### [Instructions for the task]
Copy, from the entries below, each line in which the string "source" appears.
-- BEGIN --
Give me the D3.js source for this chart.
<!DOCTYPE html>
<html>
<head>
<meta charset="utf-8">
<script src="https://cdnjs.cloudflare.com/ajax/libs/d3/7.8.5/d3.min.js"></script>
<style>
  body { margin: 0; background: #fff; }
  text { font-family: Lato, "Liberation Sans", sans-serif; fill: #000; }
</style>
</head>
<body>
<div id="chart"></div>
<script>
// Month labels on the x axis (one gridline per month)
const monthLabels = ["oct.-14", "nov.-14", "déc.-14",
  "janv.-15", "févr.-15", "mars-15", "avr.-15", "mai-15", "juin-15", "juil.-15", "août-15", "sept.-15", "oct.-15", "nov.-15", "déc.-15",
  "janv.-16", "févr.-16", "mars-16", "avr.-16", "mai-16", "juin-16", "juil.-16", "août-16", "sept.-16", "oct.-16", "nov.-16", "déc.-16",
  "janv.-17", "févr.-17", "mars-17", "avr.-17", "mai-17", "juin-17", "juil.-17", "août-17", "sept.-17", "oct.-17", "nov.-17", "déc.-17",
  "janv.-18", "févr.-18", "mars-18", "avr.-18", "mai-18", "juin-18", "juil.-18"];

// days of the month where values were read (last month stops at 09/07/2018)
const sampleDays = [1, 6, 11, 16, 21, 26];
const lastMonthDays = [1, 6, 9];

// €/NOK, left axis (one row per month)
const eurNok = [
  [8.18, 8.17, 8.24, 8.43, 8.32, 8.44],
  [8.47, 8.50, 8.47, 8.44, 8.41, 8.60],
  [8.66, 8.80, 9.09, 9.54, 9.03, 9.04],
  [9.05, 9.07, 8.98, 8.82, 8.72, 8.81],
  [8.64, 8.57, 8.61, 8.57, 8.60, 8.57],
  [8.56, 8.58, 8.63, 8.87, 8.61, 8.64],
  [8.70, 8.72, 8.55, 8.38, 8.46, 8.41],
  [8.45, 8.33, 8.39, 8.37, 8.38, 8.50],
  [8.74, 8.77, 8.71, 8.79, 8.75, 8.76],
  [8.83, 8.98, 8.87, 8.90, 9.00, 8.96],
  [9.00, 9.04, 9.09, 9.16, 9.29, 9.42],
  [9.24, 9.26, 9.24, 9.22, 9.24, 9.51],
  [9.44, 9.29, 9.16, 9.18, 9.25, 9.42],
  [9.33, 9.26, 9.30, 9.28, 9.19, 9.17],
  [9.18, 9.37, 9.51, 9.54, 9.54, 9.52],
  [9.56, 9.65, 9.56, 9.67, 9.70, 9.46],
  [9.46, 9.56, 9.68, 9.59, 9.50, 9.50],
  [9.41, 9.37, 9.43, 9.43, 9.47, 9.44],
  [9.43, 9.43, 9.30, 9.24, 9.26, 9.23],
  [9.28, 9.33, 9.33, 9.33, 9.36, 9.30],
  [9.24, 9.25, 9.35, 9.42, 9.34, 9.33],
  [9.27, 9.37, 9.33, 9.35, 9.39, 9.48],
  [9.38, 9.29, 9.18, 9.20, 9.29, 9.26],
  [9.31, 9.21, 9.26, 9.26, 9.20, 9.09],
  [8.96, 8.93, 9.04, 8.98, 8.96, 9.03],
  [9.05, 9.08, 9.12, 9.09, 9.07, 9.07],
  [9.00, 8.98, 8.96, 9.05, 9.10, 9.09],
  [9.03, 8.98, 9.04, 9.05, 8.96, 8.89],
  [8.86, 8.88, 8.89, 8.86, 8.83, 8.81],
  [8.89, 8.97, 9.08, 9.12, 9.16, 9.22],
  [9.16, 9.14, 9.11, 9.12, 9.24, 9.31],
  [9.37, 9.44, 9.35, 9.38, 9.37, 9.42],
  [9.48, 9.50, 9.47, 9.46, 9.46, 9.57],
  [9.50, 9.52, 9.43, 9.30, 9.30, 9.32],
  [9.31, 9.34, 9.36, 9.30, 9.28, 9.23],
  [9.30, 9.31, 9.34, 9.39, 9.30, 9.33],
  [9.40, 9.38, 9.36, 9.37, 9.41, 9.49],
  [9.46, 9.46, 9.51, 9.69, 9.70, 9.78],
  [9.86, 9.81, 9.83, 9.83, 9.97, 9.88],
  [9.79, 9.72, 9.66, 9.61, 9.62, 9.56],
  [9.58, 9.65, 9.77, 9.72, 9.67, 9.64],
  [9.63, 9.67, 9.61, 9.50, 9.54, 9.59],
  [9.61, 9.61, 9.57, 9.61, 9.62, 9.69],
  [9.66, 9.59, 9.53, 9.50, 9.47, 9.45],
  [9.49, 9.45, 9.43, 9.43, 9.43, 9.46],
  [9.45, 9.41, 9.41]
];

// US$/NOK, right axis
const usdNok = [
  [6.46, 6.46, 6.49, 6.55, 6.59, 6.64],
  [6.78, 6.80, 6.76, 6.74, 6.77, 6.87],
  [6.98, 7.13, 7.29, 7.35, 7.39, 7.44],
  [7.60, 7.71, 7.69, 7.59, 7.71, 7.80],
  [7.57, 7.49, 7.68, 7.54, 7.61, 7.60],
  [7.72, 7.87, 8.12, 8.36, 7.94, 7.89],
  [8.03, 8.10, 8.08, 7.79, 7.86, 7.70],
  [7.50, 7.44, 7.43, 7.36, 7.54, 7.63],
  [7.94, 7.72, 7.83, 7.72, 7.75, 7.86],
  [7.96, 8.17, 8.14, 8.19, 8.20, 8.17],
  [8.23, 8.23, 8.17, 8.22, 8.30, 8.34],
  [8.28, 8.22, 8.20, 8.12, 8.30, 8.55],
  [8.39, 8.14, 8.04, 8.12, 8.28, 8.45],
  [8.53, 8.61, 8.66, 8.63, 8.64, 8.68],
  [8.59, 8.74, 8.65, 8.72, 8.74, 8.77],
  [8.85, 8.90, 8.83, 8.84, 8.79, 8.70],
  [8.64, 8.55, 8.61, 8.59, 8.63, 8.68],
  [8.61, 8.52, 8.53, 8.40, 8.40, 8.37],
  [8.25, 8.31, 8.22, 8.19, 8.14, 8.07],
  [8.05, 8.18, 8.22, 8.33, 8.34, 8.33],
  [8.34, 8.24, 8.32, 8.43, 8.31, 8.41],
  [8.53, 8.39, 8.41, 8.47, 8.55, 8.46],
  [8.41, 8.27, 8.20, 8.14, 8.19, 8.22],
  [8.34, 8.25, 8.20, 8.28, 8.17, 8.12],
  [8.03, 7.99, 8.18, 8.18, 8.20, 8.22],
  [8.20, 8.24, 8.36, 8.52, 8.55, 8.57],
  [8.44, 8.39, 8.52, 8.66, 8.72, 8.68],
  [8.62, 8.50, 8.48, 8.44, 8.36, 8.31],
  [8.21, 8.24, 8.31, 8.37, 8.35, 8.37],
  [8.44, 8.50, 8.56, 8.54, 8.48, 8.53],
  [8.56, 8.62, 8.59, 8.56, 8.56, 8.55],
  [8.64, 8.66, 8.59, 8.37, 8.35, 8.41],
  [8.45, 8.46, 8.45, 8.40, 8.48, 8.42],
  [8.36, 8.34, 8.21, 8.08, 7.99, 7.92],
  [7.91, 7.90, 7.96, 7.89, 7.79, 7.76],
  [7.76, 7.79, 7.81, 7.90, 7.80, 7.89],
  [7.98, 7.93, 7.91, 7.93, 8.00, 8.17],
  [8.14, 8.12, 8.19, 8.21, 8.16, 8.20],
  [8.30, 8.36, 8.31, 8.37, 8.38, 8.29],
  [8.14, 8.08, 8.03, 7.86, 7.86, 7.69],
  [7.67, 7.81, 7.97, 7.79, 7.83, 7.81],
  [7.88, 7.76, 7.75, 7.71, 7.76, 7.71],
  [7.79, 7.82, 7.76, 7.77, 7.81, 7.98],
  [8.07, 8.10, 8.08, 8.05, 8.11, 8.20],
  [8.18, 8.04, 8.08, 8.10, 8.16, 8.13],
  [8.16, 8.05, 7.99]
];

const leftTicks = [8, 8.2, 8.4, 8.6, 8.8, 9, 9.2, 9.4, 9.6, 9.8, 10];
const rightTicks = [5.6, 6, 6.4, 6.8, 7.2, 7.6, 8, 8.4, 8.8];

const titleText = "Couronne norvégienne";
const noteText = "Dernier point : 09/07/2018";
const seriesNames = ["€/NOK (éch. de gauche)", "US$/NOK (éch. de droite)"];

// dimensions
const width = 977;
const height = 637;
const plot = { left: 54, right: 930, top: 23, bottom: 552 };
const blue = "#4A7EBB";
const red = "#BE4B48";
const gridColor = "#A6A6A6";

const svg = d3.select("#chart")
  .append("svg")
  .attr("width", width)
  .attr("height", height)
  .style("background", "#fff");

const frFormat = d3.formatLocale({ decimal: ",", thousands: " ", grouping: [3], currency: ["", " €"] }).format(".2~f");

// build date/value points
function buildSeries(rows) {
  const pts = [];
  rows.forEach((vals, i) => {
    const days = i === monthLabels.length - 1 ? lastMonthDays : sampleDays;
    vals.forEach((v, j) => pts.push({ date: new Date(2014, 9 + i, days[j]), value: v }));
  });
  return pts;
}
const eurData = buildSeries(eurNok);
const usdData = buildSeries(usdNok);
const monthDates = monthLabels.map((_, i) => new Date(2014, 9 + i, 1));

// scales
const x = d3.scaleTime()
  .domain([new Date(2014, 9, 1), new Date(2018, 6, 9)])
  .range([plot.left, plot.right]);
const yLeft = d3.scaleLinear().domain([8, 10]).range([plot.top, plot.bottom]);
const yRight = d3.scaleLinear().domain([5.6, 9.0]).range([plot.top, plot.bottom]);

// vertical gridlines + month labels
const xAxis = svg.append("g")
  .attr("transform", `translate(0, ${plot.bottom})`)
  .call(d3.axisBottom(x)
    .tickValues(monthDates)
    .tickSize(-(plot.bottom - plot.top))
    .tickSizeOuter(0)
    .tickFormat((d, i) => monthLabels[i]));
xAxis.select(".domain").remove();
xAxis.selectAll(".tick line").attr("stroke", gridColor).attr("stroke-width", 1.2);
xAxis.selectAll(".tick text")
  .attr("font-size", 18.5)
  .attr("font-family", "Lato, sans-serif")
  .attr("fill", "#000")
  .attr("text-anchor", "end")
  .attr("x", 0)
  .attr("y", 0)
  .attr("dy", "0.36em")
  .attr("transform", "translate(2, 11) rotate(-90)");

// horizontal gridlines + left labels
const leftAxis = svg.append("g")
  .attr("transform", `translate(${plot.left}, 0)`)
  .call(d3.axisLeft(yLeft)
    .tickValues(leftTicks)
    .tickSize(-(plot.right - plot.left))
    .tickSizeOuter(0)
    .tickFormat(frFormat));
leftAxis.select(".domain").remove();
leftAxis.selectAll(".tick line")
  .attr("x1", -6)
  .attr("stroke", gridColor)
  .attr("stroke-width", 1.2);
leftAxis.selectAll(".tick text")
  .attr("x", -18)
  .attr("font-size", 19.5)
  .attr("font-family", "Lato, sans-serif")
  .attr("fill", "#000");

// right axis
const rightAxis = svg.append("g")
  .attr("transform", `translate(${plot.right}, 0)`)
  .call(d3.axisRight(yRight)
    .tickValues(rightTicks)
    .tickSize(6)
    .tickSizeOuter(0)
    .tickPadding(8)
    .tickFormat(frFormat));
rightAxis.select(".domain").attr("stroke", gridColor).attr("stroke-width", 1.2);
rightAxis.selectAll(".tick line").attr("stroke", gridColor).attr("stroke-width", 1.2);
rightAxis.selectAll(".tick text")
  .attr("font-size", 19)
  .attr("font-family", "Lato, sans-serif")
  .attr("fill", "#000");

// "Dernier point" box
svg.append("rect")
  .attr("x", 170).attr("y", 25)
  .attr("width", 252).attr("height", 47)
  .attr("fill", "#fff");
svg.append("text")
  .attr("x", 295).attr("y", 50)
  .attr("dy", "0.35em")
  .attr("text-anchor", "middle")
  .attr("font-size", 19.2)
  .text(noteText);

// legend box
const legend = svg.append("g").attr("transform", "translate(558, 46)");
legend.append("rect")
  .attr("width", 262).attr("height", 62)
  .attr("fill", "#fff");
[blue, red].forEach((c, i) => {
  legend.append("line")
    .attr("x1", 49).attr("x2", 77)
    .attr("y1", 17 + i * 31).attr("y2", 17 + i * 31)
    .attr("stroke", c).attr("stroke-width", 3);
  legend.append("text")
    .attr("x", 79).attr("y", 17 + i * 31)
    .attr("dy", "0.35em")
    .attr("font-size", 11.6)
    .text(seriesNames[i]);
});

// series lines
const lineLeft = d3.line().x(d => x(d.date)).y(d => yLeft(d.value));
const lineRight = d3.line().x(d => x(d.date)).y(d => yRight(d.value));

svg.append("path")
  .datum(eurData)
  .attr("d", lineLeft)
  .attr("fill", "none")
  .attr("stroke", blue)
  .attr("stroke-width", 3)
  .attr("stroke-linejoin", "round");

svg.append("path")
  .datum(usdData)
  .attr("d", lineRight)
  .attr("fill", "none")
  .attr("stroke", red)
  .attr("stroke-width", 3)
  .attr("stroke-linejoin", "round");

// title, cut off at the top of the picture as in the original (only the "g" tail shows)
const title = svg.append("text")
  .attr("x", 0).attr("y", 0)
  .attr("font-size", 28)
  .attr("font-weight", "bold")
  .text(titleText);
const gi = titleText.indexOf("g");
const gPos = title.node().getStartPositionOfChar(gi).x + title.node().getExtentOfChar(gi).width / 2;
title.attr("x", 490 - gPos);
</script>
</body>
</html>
-- END --
-- BEGIN --
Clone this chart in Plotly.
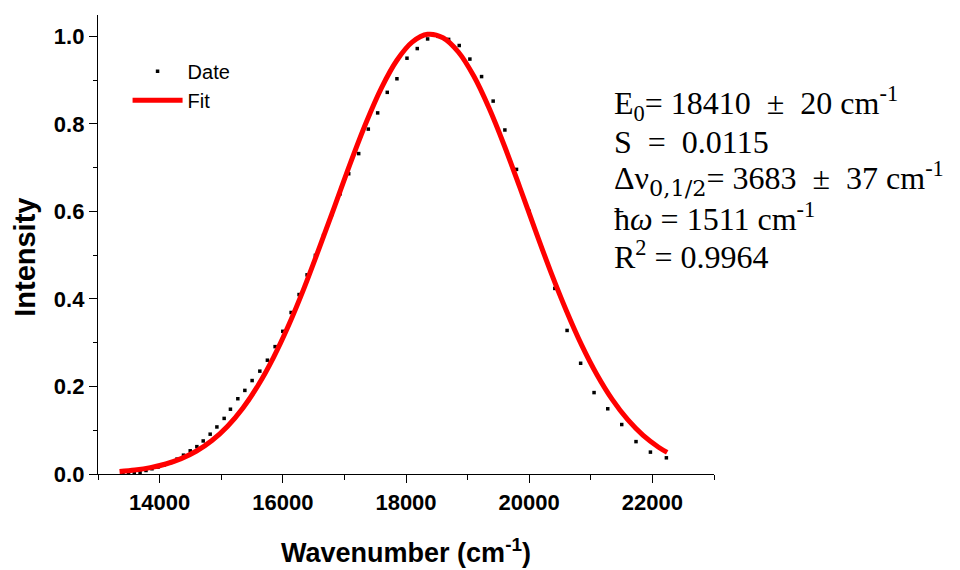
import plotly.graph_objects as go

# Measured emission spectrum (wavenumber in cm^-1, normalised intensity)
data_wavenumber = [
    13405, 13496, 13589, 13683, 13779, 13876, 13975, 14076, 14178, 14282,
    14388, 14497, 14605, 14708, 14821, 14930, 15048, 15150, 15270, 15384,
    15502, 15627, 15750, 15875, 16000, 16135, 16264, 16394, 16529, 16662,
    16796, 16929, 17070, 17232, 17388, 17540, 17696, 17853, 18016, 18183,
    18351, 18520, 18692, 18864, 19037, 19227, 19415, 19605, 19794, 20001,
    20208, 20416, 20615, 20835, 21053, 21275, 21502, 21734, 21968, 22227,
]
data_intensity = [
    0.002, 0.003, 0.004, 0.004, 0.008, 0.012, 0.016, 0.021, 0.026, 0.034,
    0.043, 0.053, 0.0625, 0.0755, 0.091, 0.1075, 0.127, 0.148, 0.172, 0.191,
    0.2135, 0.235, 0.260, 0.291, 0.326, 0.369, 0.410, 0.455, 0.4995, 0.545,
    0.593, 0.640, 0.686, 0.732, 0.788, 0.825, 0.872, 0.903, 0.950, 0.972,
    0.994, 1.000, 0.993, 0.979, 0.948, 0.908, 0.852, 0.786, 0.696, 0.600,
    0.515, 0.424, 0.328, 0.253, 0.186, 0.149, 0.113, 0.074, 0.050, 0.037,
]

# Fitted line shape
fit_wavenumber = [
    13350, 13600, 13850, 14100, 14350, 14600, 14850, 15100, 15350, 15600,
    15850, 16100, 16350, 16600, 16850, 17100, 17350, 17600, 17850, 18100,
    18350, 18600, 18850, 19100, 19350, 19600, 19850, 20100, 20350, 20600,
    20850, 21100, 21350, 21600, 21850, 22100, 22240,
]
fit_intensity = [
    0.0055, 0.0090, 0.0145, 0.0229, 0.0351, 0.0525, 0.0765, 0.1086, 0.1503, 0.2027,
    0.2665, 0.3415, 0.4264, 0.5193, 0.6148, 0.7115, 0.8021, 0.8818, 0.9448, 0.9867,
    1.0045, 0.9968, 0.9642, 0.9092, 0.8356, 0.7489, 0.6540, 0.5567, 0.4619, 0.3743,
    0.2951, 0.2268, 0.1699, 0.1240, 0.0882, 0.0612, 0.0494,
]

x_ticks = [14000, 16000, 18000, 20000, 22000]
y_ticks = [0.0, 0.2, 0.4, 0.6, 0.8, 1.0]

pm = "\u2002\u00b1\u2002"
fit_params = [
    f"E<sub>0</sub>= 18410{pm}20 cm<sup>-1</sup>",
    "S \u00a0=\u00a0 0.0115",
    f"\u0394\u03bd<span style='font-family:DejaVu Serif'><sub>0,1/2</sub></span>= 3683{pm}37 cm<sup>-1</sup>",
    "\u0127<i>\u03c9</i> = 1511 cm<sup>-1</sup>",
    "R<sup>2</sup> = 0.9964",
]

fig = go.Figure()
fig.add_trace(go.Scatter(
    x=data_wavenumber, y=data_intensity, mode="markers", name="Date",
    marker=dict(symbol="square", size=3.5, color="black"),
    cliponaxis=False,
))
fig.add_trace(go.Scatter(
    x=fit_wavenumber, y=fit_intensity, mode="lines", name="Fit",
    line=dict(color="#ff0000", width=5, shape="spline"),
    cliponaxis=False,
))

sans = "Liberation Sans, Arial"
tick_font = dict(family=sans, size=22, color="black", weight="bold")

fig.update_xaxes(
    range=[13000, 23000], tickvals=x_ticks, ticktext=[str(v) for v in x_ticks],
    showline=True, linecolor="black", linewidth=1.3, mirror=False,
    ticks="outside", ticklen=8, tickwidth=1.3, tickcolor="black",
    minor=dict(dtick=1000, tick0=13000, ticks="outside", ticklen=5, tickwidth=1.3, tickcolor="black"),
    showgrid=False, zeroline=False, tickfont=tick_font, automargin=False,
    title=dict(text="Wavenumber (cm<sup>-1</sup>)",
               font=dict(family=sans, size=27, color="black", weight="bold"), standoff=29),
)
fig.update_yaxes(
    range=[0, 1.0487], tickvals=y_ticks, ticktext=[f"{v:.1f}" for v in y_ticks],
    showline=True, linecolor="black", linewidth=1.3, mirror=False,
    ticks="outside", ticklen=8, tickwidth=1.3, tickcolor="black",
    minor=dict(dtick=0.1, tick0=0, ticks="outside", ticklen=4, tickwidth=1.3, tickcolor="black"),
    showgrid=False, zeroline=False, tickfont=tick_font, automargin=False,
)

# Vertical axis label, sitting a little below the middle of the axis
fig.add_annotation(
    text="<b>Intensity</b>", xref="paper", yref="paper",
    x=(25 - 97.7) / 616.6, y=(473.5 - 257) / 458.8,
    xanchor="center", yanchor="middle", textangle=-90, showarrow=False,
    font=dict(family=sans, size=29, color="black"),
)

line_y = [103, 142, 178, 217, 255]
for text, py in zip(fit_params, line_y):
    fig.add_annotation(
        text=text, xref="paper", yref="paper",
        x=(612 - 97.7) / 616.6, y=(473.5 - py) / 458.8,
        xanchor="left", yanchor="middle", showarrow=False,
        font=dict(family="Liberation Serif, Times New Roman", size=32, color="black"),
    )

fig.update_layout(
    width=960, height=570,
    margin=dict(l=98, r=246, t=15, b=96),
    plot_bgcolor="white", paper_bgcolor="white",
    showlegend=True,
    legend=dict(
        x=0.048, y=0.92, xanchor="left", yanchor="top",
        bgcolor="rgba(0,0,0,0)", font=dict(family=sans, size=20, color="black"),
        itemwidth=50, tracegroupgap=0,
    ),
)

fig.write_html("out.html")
-- END --
-- BEGIN --
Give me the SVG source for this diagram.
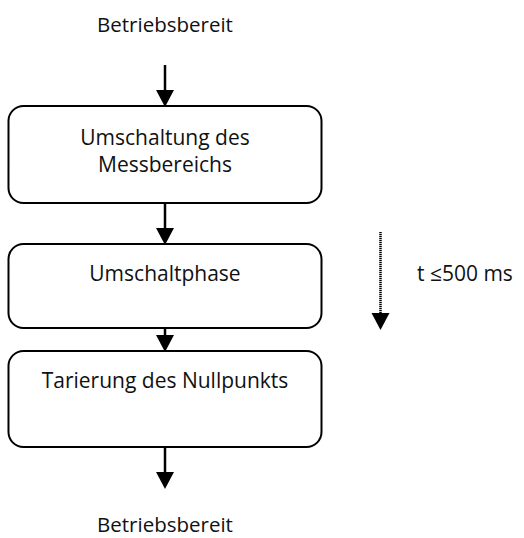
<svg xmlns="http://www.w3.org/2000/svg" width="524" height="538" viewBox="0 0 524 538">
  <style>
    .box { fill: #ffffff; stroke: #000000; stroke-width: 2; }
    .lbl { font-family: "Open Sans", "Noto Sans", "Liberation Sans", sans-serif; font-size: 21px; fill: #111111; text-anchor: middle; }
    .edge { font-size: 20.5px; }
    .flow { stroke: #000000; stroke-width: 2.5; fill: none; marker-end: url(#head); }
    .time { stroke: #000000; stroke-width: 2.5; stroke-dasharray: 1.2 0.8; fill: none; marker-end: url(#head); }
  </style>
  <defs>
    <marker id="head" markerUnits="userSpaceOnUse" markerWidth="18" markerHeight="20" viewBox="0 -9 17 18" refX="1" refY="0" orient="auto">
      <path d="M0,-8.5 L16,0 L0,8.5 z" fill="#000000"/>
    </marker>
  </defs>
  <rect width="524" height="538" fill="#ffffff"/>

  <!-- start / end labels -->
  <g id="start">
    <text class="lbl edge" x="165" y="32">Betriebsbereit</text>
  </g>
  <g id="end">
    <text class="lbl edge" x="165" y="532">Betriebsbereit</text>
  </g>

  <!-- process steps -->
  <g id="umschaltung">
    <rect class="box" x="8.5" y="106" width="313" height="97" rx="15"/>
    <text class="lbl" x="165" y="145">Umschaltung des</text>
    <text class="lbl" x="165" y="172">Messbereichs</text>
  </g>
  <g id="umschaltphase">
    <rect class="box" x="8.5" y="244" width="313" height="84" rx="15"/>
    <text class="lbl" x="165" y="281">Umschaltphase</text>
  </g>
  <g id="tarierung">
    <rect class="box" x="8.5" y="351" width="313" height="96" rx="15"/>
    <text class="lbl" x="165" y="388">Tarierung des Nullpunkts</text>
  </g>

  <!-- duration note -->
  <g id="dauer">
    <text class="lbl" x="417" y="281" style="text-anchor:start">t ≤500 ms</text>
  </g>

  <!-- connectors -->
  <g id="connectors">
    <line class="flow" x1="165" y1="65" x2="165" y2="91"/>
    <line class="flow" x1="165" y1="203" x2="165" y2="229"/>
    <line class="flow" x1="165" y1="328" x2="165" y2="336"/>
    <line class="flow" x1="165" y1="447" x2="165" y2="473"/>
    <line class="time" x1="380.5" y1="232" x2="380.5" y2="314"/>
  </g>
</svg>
-- END --
### [Reply to the task]
Give me the D3.js source for this chart.
Give me the SVG source for this diagram.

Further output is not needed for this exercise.